Não é possível impedir o aparecimento daquilo que tenta imputar desconexamente ao outro a causa última de toda danação que cai sobre cada um de nós. Utilizar-se da projeção agressiva para explicar o sofrimento próprio não é um desvio de caráter e sim uma etapa fundamental do entendimento sobre próprio sofrimento. Não basta informar que a ação ou a mera existência do outro não é a causa única e fundamental dos mais diversos dissabores e disfunções da vida. É necessário que haja uma espécie de teste de realidade, que esta explicação falhe radicalmente ao ponto da afirmação reflexivamente tornar-se dúvida: “será que eu não participo de alguma forma dos meus fracassos? Será que há possibilidade do sucesso pretendido sob as condições que vivo?”. A potência da dúvida depende da potência da afirmação e do fracasso dessa mesma afirmação.
Contudo, esse fracasso não precisa ser uma experiência individual que se repete infinitamente em cada membro da sociedade. É possível que se faça a transmissão desse fracasso. Só é possível compreender e elaborar sobre o fracasso chamando-o pelo nome, admitindo inteiramente quais aspectos fizeram a ideia fracassar. É nesta etapa que encontramos o principal adversário da transmissão do conhecimento que permite a superação do fracasso: a barganha. Essa estratégia tem a função de preservar o elemento tomado como fundamental na afirmação fracassada, abrindo mão dos aspectos entendidos como laterais. O resultado disso é uma prolongação do investimento naquilo que não é mais possível, aquilo que já morreu.
Os ideólogos da esquerda aferram-se à ilusão da progressão permanente do capitalismo como única possibilidade de superação da desigualdade e do genocídio contra a classe trabalhadora. Neste movimento eterno de barganha aferram-se à ideia de que vivemos em algum tipo de aldeia histórica democrática global com algumas “ilhas ou desvios de totalitarismo”. Essa é a afirmação fracassada pela qual a esquerda barganha. Ela tenta se convencer de que as instituições, os valores e as liberdades que gozam são basilares para um mundo melhor, como que sem um desenho institucional específico a justiça e a liberdade não seriam possíveis. Nesse caminho chegam a abrir mão de diversos aspectos, sempre tentando resguardar o núcleo da liberdade individual, que, na verdade, é seu fundamento inconfessável e o que a aproxima de maneira estreita da sua contraparte complementar, a direita.
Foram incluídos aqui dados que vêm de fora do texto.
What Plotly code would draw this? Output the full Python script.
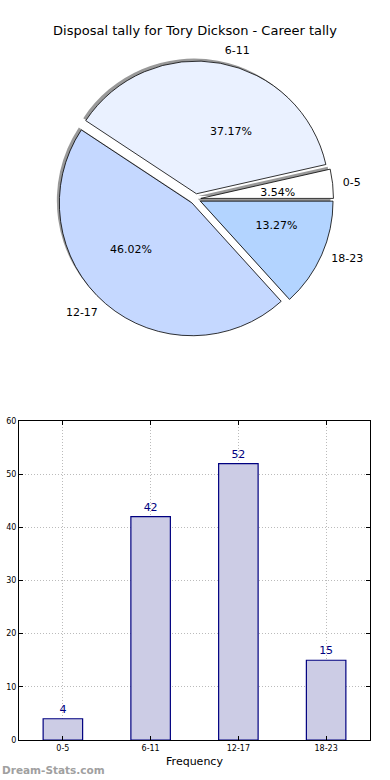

A esquerda quer a paz social, o bom funcionamento das instituições e a manutenção do Estado Capitalista. E o nosso ilustre recente aniversariante, Lula, é o grande ícone da propagação dessa barganha. Mesmo tendo plena clareza de que Lula é um preso político é necessário entender que ele não pretende nem nunca pretendeu contribuir para a transformação da estrutura de poder capitalista. Lulinha paz e amor é, sobre tudo, Lulinha paz dos ricos, o emissário da barganha do capitalismo contra a vida do povo. Caso ainda houvesse espaço para acreditar que havia alguma intenção de transformação substancial, a aposta absoluta e ingênua de Lula na possibilidade dos dispositivos da ditadura da burguesia (que a esquerda chama espuriamente de “democracia de baixa intensidade”) em trazer alguma justiça para si e para a classe trabalhadora nos obriga a admitir que é passado da hora de reconhecer que a Ideia Lula fracassou.
Em 2018 o PSOL teve sua convenção eleitoral para escolher seu candidato à presidência da república. Um dos candidatos era Plínio de Arruda Sampaio Jr., que fazia justamente uma crítica à presença de Lula no lançamento da pré-candidatura de Guilherme Boulos. No meio da sua fala Plínio foi interrompido pelos filiados presentes que gritavam em uníssono “SU-PERA O LULA!”, como que dizendo que Plinio se apegava à imagem do ex-presidente de uma maneira persecutóira ou exagerada. Hoje, com a abrangência das simpatias da esquerda entorno da figura de Lula vemos que, ao menos para o campo socialista, a reverência àquela figura não se tratava apenas de uma simpatia histórica, como numa manobra para angariar e orientar ímpetos emancipatórios visando um passo além do liberalismo petista. Cada vez mais o lulismo retoma sua força dentro das organizações de esquerda e com isso o ideal de retorno àquilo que justamente causou o estado de coisas atual, num movimento de barganha rumo a salvar um caminho de emancipação e igualdade que nunca existiu ou foi possível.
Assim, o deboche dos liberais de esquerda ressoa, desta vez, na voz dos Comunistas: “Supera o Lula!”. Não é possível essa relação. A única maneira de superá-la é abandoná-la. Apesar de toda sua doçura e eloquência, Lula não se propõe, nem nunca proporá, a mudar a estrutura de poder do país. O Lula se importa, sobretudo, com a paz nacional… e a paz no Brasil já matou gente demais.